Lots of sewing has been going on here lately, and this is one area where I do know what I am doing. Most of the time. Enough that I could be a help to someone who doesn't know what they are doing. I have a few tips to share with beginning seamstresses, and there is a slight possibility of me starting a sewing blog... but not tonight!
We grown ladies don't want to ever need the larger sizes when we are sewing for ourselves, but if you are sewing for a child, you probably want to be able to reuse your pattern when the child has grown. A jacket for Betz is in the works, and she is a size 14 girls. This pattern goes up to size 16, and I don't want to just cut those size 16 lines off and throw them away. If this dress and jacket combo turns out nicely, I might want to make it again sometime. This tutorial is on how to cut the smaller size of a pattern out without losing the larger sizes.

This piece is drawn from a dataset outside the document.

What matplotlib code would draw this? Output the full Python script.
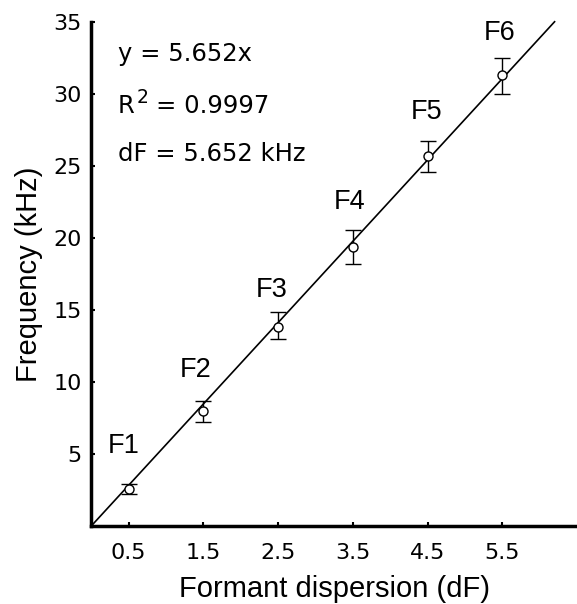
import matplotlib
matplotlib.use("Agg")
import matplotlib.pyplot as plt
import numpy as np

plt.rcParams['font.family'] = ['Liberation Sans', 'DejaVu Sans']

formants = ["F1", "F2", "F3", "F4", "F5", "F6"]
dispersion = [0.5, 1.5, 2.5, 3.5, 4.5, 5.5]
freq_mean = [2.6, 8.0, 13.85, 19.4, 25.7, 31.35]
err_low = [2.2, 7.2, 13.0, 18.2, 24.6, 30.05]
err_high = [2.95, 8.7, 14.85, 20.6, 26.75, 32.5]
label_x = [0.43, 1.40, 2.42, 3.46, 4.49, 5.46]
label_y = [5.07, 10.35, 15.9, 22.0, 28.3, 33.8]
slope = 5.652
fit_x = [0.0, 6.2]
xtick_vals = [0.5, 1.5, 2.5, 3.5, 4.5, 5.5]
ytick_vals = [5, 10, 15, 20, 25, 30, 35]
eq_y = [32.3, 28.7, 25.4]

fig = plt.figure(figsize=(5.77, 6.04), dpi=100)
ax = fig.add_axes([0.158, 0.129, 0.842, 0.834])

fx = np.array(fit_x)
ax.plot(fx, slope * fx, color='black', lw=1.2, clip_on=False, zorder=2)

ym = np.array(freq_mean)
yerr = [ym - np.array(err_low), np.array(err_high) - ym]
ax.errorbar(dispersion, freq_mean, yerr=yerr, fmt='o', mfc='white', mec='black',
            ms=6.5, mew=1.0, ecolor='black', elinewidth=1.0, capsize=6, capthick=1.0,
            zorder=3)

for x, y, lab in zip(label_x, label_y, formants):
    ax.text(x, y, lab, ha='center', va='baseline', fontsize=19.5,
            family=['Liberation Sans', 'DejaVu Sans'])

eqfam = ['DejaVu Sans']
ax.text(0.36, eq_y[0], "y = 5.652x", fontsize=17.5, va='baseline', ha='left', family=eqfam)
ax.text(0.36, eq_y[1], "R", fontsize=17.5, va='baseline', ha='left', family=eqfam)
ax.annotate("2", (0.36, eq_y[1]), xytext=(13, 7), textcoords='offset points',
            fontsize=13.5, va='baseline', ha='left', family=eqfam)
ax.annotate("= 0.9997", (0.36, eq_y[1]), xytext=(27, 0), textcoords='offset points',
            fontsize=17.5, va='baseline', ha='left', family=eqfam)
ax.text(0.36, eq_y[2], "dF = 5.652 kHz", fontsize=17.5, va='baseline', ha='left', family=eqfam)

ax.set_xlim(0, 6.5)
ax.set_ylim(0, 35)
ax.set_xticks(xtick_vals)
ax.set_xticklabels([str(v) for v in xtick_vals])
ax.set_yticks(ytick_vals)
ax.set_yticklabels([str(v) for v in ytick_vals])
ax.tick_params(direction='in', length=3, width=1.5, labelsize=16)
ax.tick_params(axis='x', pad=12)
ax.tick_params(axis='y', pad=7)
for lab in ax.get_xticklabels() + ax.get_yticklabels():
    lab.set_family(['DejaVu Sans'])

for s in ['top', 'right']:
    ax.spines[s].set_visible(False)
for s in ['left', 'bottom']:
    ax.spines[s].set_linewidth(2.5)

ax.set_xlabel("Formant dispersion (dF)", fontsize=21, labelpad=9)
ax.set_ylabel("Frequency (kHz)", fontsize=21, labelpad=7)

fig.savefig("out.png", dpi=100)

When you are cutting out a straight seam, just fold back the pattern tissue to the right size, like so:
But for curves such as sleeves and necklines, that doesn't work. Instead, do this. Using a pencil or a water-soluble marker, dot on your fabric the cutting line you need, under the pattern piece. Start at one end of the curve and fold the pattern piece back a bit at a time, making a dot every inch or so where the cutting line meets the fold of tissue. Like so:
You may have to continue from the other end of the cutting line when you get to the deepest part of the curve:
You can see I used only four pins here. Don't go pin crazy. The more you put in to begin with, the more you will have to remove while you are marking!
This transfer method also works well to mark darts, button holes, button placement, notches, and small/large pattern construction dots. You will want to do that before you remove the pattern piece. Water-soluble marker (found in the notions section) is great, especially if the person you made the garment for is extremely anxious to wear it. :) But because marker may become difficult to remove if you accidentally iron over it, I prefer to use pencil.
She seeketh wool, and flax, and worketh willingly with her hands.